Justice of the Court of Appeal for Ontario
- Incumbent
- Assumed office 5 January 2002
- Nominated by: Jean Chrétien
- Appointed by: Adrienne Clarkson

Personal details
- Born: Edmonton, Alberta
- Spouse: Robert Badun
- Children: 4
- Education: University of Alberta Oxford University
- Occupation: Judge

= Eileen E. Gillese =

Canadian judge

Eileen E. Gillese is a justice of the Court of Appeal for Ontario. She is a graduate of the University of Alberta and Oxford University. Before her appointment to the Court of Appeal, Gillese was a judge of the Ontario Superior Court of Justice.

Gillese earned a Commerce degree at the University of Alberta in 1977, then won a Rhodes Scholarship, which had just opened up to women, and studied law at Wadham College, Oxford, earning a BA Hons. Jurisprudence and a Bachelor of Civil Law.

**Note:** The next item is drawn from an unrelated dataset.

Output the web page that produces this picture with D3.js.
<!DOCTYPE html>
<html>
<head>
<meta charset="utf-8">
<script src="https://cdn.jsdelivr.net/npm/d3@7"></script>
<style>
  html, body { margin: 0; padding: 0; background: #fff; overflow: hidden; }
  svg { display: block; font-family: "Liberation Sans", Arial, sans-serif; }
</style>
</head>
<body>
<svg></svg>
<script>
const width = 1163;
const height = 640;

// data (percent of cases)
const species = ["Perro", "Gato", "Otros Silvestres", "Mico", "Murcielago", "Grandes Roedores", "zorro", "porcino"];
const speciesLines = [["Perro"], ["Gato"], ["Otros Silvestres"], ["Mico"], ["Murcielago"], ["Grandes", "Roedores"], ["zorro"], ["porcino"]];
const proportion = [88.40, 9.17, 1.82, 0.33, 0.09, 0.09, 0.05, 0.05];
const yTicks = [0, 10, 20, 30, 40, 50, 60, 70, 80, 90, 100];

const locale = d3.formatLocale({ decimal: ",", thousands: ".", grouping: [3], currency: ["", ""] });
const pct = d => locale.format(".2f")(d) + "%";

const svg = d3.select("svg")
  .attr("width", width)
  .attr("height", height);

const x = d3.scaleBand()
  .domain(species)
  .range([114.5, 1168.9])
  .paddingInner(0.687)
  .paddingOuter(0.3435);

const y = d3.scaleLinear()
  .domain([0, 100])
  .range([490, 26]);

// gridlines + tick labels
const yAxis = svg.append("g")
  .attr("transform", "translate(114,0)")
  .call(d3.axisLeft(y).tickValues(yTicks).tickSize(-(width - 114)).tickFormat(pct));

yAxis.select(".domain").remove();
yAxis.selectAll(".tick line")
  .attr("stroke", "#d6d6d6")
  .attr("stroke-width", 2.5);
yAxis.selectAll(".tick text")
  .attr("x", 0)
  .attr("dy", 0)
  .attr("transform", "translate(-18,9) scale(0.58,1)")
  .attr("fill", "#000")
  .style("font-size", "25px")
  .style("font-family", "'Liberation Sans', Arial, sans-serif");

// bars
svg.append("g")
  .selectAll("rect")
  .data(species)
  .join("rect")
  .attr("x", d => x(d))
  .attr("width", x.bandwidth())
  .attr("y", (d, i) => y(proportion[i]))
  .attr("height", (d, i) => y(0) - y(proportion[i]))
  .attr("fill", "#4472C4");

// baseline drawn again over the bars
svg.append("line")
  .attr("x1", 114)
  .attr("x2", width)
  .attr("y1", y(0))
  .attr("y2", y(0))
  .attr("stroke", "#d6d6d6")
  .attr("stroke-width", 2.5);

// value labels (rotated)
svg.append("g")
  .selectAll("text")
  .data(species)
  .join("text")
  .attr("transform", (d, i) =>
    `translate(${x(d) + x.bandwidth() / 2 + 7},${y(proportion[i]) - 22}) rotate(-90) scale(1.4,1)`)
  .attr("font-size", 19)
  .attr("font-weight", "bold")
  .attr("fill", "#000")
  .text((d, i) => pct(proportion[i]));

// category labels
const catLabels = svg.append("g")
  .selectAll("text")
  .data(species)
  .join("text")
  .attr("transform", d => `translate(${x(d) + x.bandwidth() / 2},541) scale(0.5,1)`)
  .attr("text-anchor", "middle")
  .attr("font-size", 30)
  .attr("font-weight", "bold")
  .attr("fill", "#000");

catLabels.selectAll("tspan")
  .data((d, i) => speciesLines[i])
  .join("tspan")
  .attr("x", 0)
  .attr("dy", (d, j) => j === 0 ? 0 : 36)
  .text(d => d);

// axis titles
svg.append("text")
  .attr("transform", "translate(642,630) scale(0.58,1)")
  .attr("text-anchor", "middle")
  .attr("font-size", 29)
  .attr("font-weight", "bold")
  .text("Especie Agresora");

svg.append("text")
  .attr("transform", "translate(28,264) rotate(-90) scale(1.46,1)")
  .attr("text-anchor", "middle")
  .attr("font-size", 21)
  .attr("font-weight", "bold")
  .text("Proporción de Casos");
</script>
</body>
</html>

Before her judicial appointments Gillese articled and practised in Edmonton, then was Dean and Professor of Law of the Faculty of Law, the University of Western Ontario (1983–1999).

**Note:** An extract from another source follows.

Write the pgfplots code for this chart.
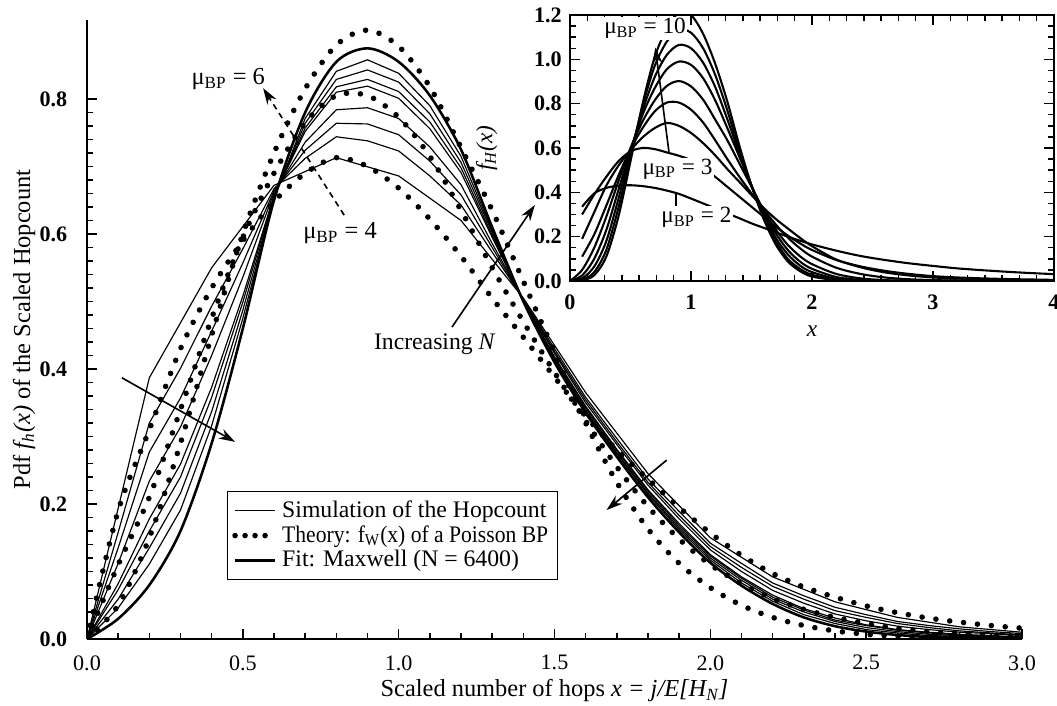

Gillese was appointed commissioner of the Public Inquiry into the Safety and Security of Residents in the Long-Term Care Homes System by the Government of Ontario on August 1, 2017. The inquiry was established to investigate the circumstances surrounding serial killer nurse Elizabeth Wettlaufer's crimes and gaps in legislative or policy frameworks that allowed Wettlaufer to continue working as a nurse even after other serious workplace problems became apparent.

Gillese served as the second chancellor of Brescia University College from 2015 until 2019.

She holds honorary LLD Degrees from the Law Society of Upper Canada and from the University of Alberta.